«Записи», пожалуй, не то слово, так как Манлий, подобно большинству людей его ранга, редко писал сам, хотя вполне мог бы, если бы пожелал. Но он предпочитал диктовать, и слова записывал за ним секретарь, его приемный сын, чью жизнь незаслуженно омрачала манера его патрона говорить быстро. Сиагрий — при всем при том приятный молодой человек лет двадцати трех, трудившийся весьма усердно, чтобы елико возможно лучше использовать выпавший ему счастливый жребий, — вынужден был прибегать к условным знакам, лишь бы не отстать, а потом до поздней ночи расшифровывал их и переписывал набело. Ни одна даже малейшая ошибка не извинялась; его патрона отличали прекрасная память и высочайшее мнение о собственной прозе, и он умел карать, если хотя бы слово было изменено.
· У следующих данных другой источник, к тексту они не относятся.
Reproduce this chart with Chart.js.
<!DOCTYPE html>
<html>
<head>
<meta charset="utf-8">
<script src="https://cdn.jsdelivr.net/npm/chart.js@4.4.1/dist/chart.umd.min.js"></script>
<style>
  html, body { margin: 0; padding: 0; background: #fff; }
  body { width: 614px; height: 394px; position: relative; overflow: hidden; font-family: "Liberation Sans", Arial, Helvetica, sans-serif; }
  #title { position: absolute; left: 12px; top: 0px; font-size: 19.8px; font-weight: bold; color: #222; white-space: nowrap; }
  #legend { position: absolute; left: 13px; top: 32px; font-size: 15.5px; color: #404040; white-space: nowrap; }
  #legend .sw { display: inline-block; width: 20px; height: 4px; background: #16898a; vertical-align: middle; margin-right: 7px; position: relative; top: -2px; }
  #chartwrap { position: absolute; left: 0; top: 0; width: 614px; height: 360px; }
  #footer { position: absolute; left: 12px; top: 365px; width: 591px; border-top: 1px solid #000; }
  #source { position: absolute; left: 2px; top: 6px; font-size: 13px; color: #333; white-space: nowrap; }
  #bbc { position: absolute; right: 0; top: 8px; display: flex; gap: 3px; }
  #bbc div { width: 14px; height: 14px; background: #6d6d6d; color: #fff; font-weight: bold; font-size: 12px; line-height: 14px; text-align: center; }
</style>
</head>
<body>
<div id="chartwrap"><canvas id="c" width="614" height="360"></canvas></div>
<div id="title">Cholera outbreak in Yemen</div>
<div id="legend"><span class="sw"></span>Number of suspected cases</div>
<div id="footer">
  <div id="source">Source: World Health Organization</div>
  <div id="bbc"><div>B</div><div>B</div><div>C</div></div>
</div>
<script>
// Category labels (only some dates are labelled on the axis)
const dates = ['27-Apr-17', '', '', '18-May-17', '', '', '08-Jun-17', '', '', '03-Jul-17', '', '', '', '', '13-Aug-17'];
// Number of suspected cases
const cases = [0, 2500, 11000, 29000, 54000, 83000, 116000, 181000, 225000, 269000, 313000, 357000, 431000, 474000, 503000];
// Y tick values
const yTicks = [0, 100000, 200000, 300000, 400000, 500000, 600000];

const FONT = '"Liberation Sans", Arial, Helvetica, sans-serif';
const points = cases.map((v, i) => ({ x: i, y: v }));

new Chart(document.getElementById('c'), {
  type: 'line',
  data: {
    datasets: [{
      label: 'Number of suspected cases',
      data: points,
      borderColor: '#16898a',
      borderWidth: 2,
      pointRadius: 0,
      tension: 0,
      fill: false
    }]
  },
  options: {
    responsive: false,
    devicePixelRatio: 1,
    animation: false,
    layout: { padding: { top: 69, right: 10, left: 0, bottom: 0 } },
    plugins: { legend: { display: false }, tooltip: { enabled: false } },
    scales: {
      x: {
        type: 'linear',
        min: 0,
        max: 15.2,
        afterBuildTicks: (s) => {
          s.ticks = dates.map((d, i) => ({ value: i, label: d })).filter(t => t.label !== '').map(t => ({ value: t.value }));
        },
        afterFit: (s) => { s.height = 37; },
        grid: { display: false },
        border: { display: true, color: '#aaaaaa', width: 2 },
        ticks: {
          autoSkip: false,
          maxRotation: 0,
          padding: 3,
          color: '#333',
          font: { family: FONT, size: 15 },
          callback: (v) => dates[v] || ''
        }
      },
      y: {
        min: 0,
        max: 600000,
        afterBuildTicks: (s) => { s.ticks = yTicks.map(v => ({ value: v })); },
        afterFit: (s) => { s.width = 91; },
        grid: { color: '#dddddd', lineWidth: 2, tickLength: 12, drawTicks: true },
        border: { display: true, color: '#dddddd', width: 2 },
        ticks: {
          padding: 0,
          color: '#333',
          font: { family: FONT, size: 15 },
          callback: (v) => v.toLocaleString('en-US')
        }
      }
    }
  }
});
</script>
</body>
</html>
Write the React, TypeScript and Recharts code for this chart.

К тому же Сиагрий более всего желал угодить, заслужить хотя бы небрежную похвалу.
То, что диктовал Манлий, то, что так взволновало Барнёва, было сокращенное, сведенное к самой сути изложение философской системы, предназначенное для распространения в пределах его кружка, а буде мнение окажется благоприятным, то и вне их. Мало кто теперь был привычен к подобному, а потому вино приходилось разбавлять, чтобы сделать его пригодным для питья. После того, как изложение прочтут, и если его сочтут достойным, он, возможно, заплатит переписчику за сто копий — впрочем, по нынешним временам, пожалуй, хватит и пятидесяти, — и разошлет их своим друзьям по всей Галлии.
В этот вечер Манлий принимал гостей; и пока он работал, солнце незаметно закатилось, придав небу розоватый оттенок, а слегка остывающий воздух заструился во внутренний дворик, который летом служил обеденным залом. Некоторые гости уже принялись слагать стихи, чтобы развлечься и похвастать своей ученостью. Обычное их занятие, ибо Манлий всегда окружал себя изысканно образованными, высокоучеными людьми, которых понимал и которые понимали его. Так он поступал всегда, это был его долг, а часто и удовольствие, особенно когда он мог оказать покровительство достойным или предложить развлечение друзьям одного с ним ранга.
Учтивость требовала, чтобы во время обеда он играл роль внимательного, радушного хозяина, как бесчисленное множество раз играл ее в прошлом, и он подчинился долгу, хотя в этот вечер его душа к этому не лежала. Как всегда, он последовал мудрой максиме Варрона, гласившей, что число гостей должно превышать число Граций, но уступать числу Муз; он позаботился, чтобы они были не слишком красноречивы, но и не склонны к молчанию, и тактично направлял беседу так, чтобы, далекая от пошлости, она не обрела бы тяжеловесность, как и послеобеденные чтения. Успешно он справился и с особенно щекотливой задачей: угощать, не скупясь на расходы, и в то же время не стараясь поразить гостей дороговизной подаваемых им яств.
Однако всем его усилиям вопреки вечер нельзя было назвать удачным, так как собирать даже небольшое общество близких ему по духу становилось все затруднительнее. Половину гостей составляли его клиенты — зависевшие от его щедрот, охотно поглощавшие отменно приготовленных жаворонков и куропаток, карпов и форелей, которых он заказал своему повару, но слишком робевшие среди всей этой роскоши, чтобы принимать участие в непринужденной беседе. Его приемный сын Сиагрий, бдительно настороженный, опасающийся допустить ошибку или сказать что-нибудь не то, ел неуклюже, краснел от смущения и молчал. А два настоящих друга — Луконтий и Феликс — в своих стараниях создать за столом непринужденность завладели беседой, перебивали остальных, когда те пытались что-то сказать, были излишне пренебрежительны с клиентами и чересчур фамильярны с самим Манлием.